Non avendo una stessa possibilità per quanto riguarda la posizione degli stessi soggetti sulla parte anteriore del mezzo mi sono rifatto alle circolari dell'epoca che stabilivano come erano ubicati la targa (al centro del mezzo ) e lo stanag portato sulla parte sinistra anteriore del parafango del mezzo...
Sono poi passato ad assemblare il treno di rotolamentto con i cingoli della Model Victoria che ci sono ben adattati al modello Italeri e si legavano fra di loro senza colla, dando alla fine quell'effetto peso per cui li ho usati ; le maglie dei cingoli vanno dipinte in alluminio lumeggiando i punti di attrito delle maglie con il terreno con l'argento;
a questo punto ho usato il nuovo set (cat. no. 448 AP) di lavaggi acrilici della Italeri per il corpo del mezzo (lavaggi verde, nero e marrone) e per l'invecchiamento dei cingoli il set di lavaggi e pigmenti (cat. no. SPG02) della Lifecolor, due set veramente buoni, anche se l'aggiunta sulla parte bassa dello scafo del semovente di un pò di terra di colorificio non è stata ultronea...
La costruzione del modello si completa con l'unione dei pezzi messi ancora da parte, come i famosi galletti di chiusura dei cofani motore, i fari anteriori, i sostegni degli attrezzi da zappatore, il rullo di scorta , i predellini di salita dell'equipaggio e le varie maniglie, i ganci e le marmitte, l'aggiunta dell'asta dell'antenna con del filo di rame; due piccole note di colore sono infine i due fanalini di posizione posti sulla piastra posteriore del mezzo la cui riproduzione con due gocce di colore rosso ha terminato l'assemblaggio ...

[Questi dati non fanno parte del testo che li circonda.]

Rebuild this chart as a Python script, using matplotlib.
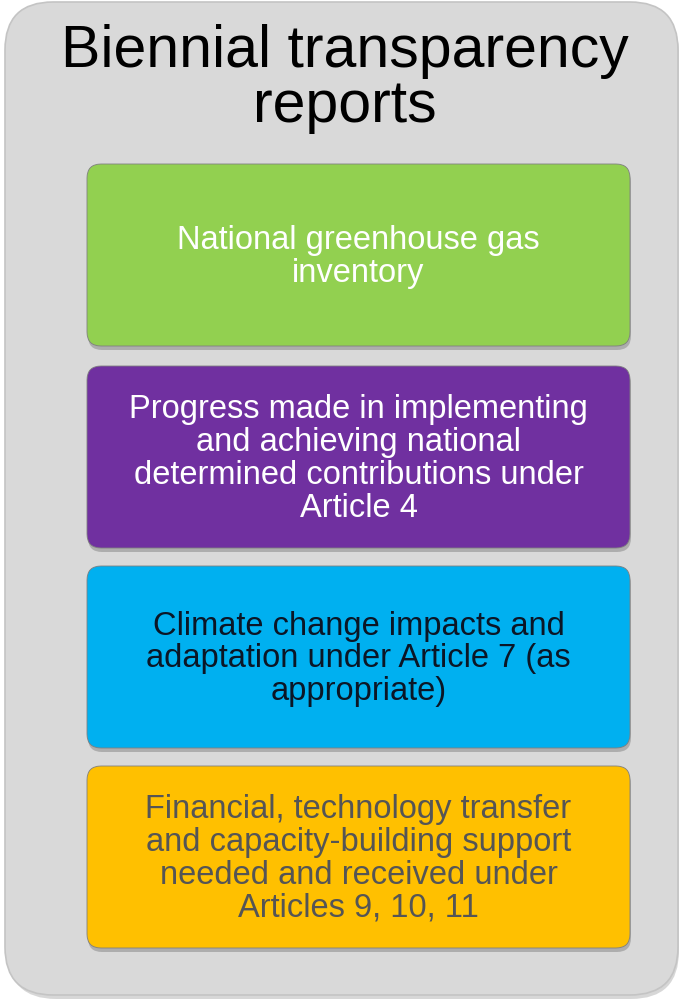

Come al solito, ricerca storica prima di iniziare la costruzione, tecniche semplici e sempre accessbili da chiunque (non i diecimila passaggi di verinici, filtri e filtraggi di cui si legge ormai da anni ...) , modifiche visibili ed apprezzabili a modello terminato , sono un mix che fa divertire ed alla fine appaga, anche se si è montato un kit nato nel lontano 1973 con il quale, con poche variazioni, si può così anche testimoniare la rinascita della componente corazzata dell'E.I. già pochi anni dopo la fine della seconda guerra mondiale.